Cyndi Lauper on Dec. 13, 2022, performs at the White House ceremony at which then-President Joe Biden signed the Respect for Marriage Act, which codified marriage rights for same-sex couples into federal law. (Washington Blade photo by Michael Key)

Lauper in her Outright International speech talked about her decision to support LGBTQ rights.

“I just saw a lot of things that weren’t right,” she said.

“Because I’m friend and family, I thought it would be important to show up here and be with you guys,” added Lauper.

She told gala attendees and honorees that they inspire her.

“Tonight was a big inspiration for me because I was feeling kind of down about how things are going,” said Lauper. “I know that we need to stand together in any civil rights movement — and that’s what it fucking is!”

Lauper reiterated that message when she spoke with the Blade. She also criticized those who “weaponize religion” in their opposition to LGBTQ rights in the U.S. and around the world.
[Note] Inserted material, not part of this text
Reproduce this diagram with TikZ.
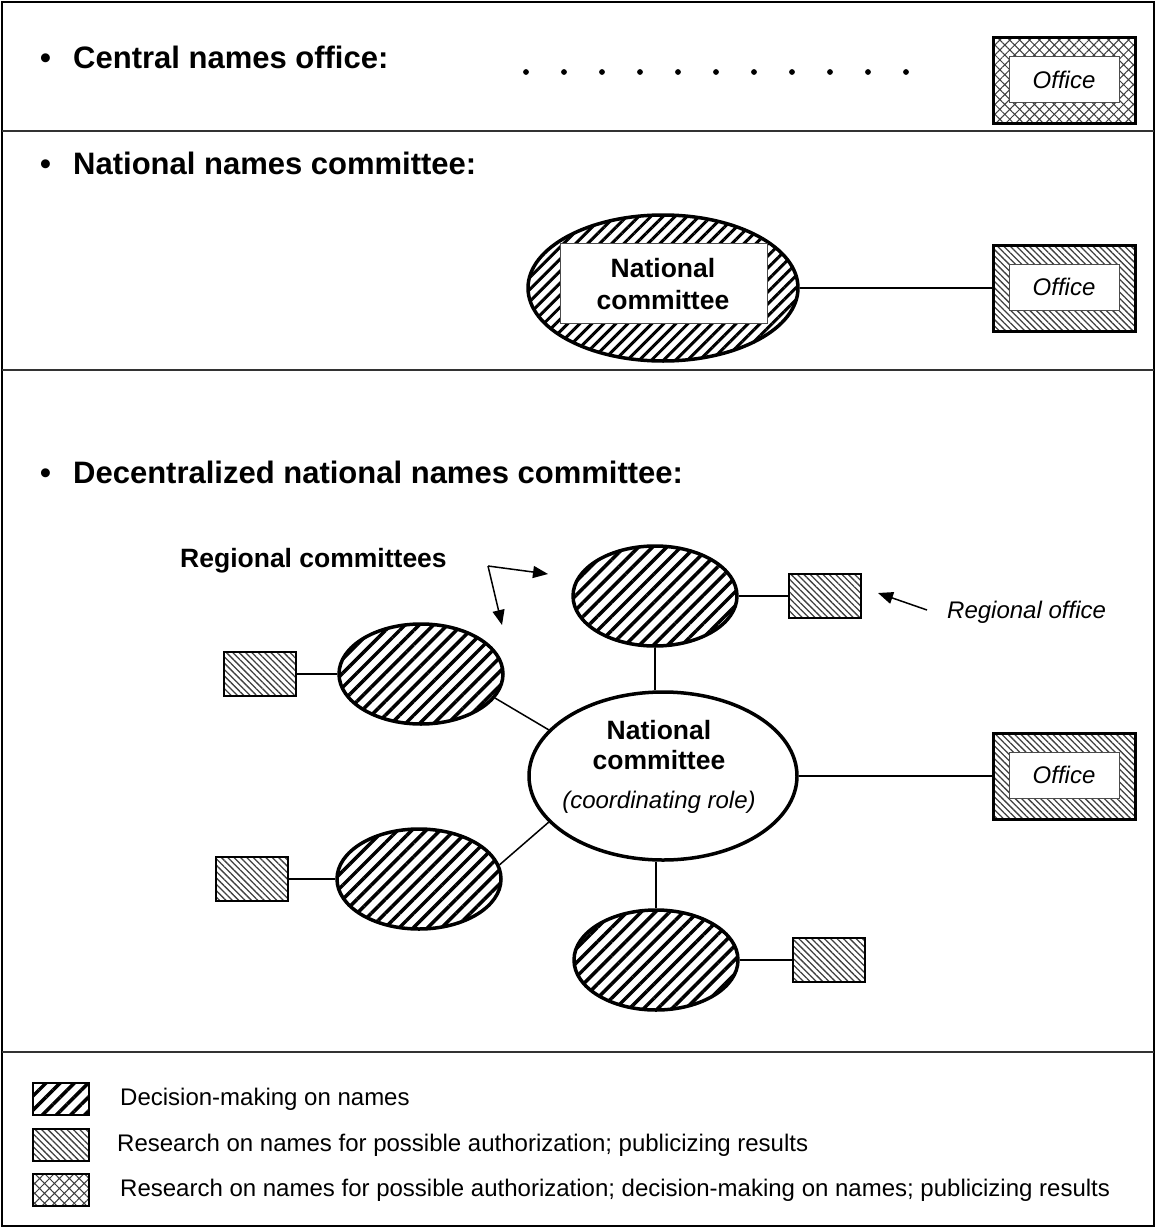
\documentclass[tikz,border=0pt]{standalone}
\usepackage{fontspec}
\setmainfont{Liberation Sans}
\usetikzlibrary{shapes.geometric,patterns.meta,arrows.meta}
\newcommand\fshead{\fontsize{31}{36}\selectfont\bfseries}
\newcommand\fsbold{\fontsize{26.5}{33}\selectfont\bfseries}
\newcommand\fsleg{\fontsize{24}{29}\selectfont}
\tikzset{
  decpat/.style={pattern={Lines[angle=45,distance=10pt,line width=3.5pt]},pattern color=black},
  decpatfine/.style={pattern={Lines[angle=45,distance=8.5pt,line width=3pt]},pattern color=black},
  respat/.style={pattern={Lines[angle=-45,distance=4.5pt,line width=1.3pt]},pattern color=black!75},
  crosspat/.style={pattern={Hatch[angle=45,distance=7pt,line width=1pt]},pattern color=black!75},
  regell/.style={ellipse,draw,line width=3.5pt,decpat,minimum width=164pt,minimum height=100pt,inner sep=0pt},
  smallbox/.style={rectangle,draw,line width=2.5pt,respat,minimum width=72pt,minimum height=44pt,inner sep=0pt},
  officebox/.style={rectangle,draw,line width=3pt,minimum width=142pt,minimum height=86pt,inner sep=0pt},
  officeinner/.style={rectangle,draw=black!70,line width=1pt,fill=white,minimum width=110pt,minimum height=46pt,inner sep=0pt,font=\fsleg\itshape},
  headtxt/.style={anchor=base west,inner sep=0pt,font=\fshead},
  boldtxt/.style={inner sep=0pt,font=\fsbold,align=center},
  legtxt/.style={anchor=west,inner sep=0pt,font=\fsleg},
  legbox/.style={rectangle,draw,line width=2pt,minimum width=56pt,minimum height=32pt,inner sep=0pt},
  conn/.style={line width=1.5pt},
  divider/.style={line width=1.2pt,black!80},
  arr/.style={line width=1.5pt,-{Triangle[length=15pt,width=12pt]}}
}
\begin{document}
\begin{tikzpicture}[x=1pt,y=-1pt]
\useasboundingbox (0,0) rectangle (1156,1228);
\fill[white] (0,0) rectangle (1156,1228);
% frame and dividers
\draw[line width=1.5pt] (2,2) rectangle (1154,1226);
\draw[divider] (2,131) -- (1154,131);
\draw[divider] (2,370) -- (1154,370);
\draw[divider] (2,1052) -- (1154,1052);

% ---- section 1
\node[headtxt] (b1) at (40,69) {•};
\node[headtxt] (h1) at (73,69) {Central names office:};
\foreach \i in {0,...,10} \fill (526+38*\i,72) circle (2.9);
\node[officebox,crosspat] (off1) at (1064,80.5) {};
\node[officeinner] (off1in) at (1064,80) {Office};

% ---- section 2
\node[headtxt] (b2) at (40,174) {•};
\node[headtxt] (h2) at (73,174) {National names committee:};
\node[ellipse,draw,line width=3.5pt,decpatfine,minimum width=270pt,minimum height=146pt,inner sep=0pt] (nc2) at (663,288) {};
\node[rectangle,draw=black!70,line width=1pt,fill=white,minimum width=207pt,minimum height=80pt,inner sep=0pt] (nc2in) at (663.5,283) {};
\node[boldtxt] (nc2t1) at (663,268) {National};
\node[boldtxt] (nc2t2) at (663,300) {committee};
\node[officebox,respat] (off2) at (1064,288) {};
\node[officeinner] (off2in) at (1064,287) {Office};
\draw[conn] (nc2.east) -- (off2.west);

% ---- section 3
\node[headtxt] (b3) at (40,483) {•};
\node[headtxt] (h3) at (73,483) {Decentralized national names committee:};
\node[anchor=base west,inner sep=0pt,font=\fsbold] (rc) at (180,567) {Regional committees};
\coordinate (rcsrc) at (488,566);
\coordinate (rcend1) at (548,574);
\coordinate (rcend2) at (502,625);
\draw[arr] (rcsrc) -- (rcend1);
\draw[arr] (rcsrc) -- (rcend2);

\node[ellipse,draw,line width=3.5pt,fill=white,minimum width=268pt,minimum height=168pt,inner sep=0pt] (nc) at (663,776) {};
\node[boldtxt] (nct1) at (659,730) {National};
\node[boldtxt] (nct2) at (659,760) {committee};
\node[inner sep=0pt,font=\fsleg\itshape] (nct3) at (659,802) {(coordinating role)};

\node[regell] (rt) at (655,596) {};
\node[regell] (ul) at (421,674) {};
\node[regell] (ll) at (419,879) {};
\node[regell] (rb) at (656,960) {};

\node[smallbox] (rtbox) at (825,596) {};
\node[smallbox] (ulbox) at (260,674) {};
\node[smallbox] (llbox) at (252,879) {};
\node[smallbox] (rbbox) at (829,960) {};

\draw[conn] (rt.east) -- (rtbox.west);
\draw[conn] (ulbox.east) -- (ul.west);
\draw[conn] (llbox.east) -- (ll.west);
\draw[conn] (rb.east) -- (rbbox.west);
\draw[conn] (rt.south) -- (rt.south |- nc.north);
\draw[conn] (rb.north) -- (rb.north |- nc.south);
\draw[conn] (ul.-18) -- (nc.158);
\draw[conn] (ll.10) -- (nc.-158);

\node[officebox,respat] (off3) at (1064,776) {};
\node[officeinner] (off3in) at (1064,775) {Office};
\draw[conn] (nc.east) -- (off3.west);

\node[anchor=base west,inner sep=0pt,font=\fsleg\itshape] (ro) at (947,618) {Regional office};
\coordinate (rotail) at (927,610);
\coordinate (rotip) at (878,593);
\draw[arr] (rotail) -- (rotip);

% ---- legend
\node[legbox,decpat] (lg1) at (61,1099) {};
\node[legbox,respat] (lg2) at (61,1145) {};
\node[legbox,crosspat] (lg3) at (61,1190) {};
\node[legtxt] (lt1) at (120,1099) {Decision-making on names};
\node[legtxt] (lt2) at (117,1145) {Research on names for possible authorization; publicizing results};
\node[legtxt] (lt3) at (120,1190) {Research on names for possible authorization; decision-making on names; publicizing results};
\end{tikzpicture}
\end{document}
“That’s very sad,” said Lauper. “Religion is supposed to be about humanity and love and understanding each other.”

Lauper urged gala attendees to vote and to encourage their families and friends to do the same. She also told them not to “give up.”

“We can never give up,” said Lauper. “Even though it might look like we’re not going anywhere, you guys made me see that we are.”

“That inspires people,” she added. “You make ripples and you change right before your eyes. It don’t look like much, but it is and it gets bigger and bigger and bigger.”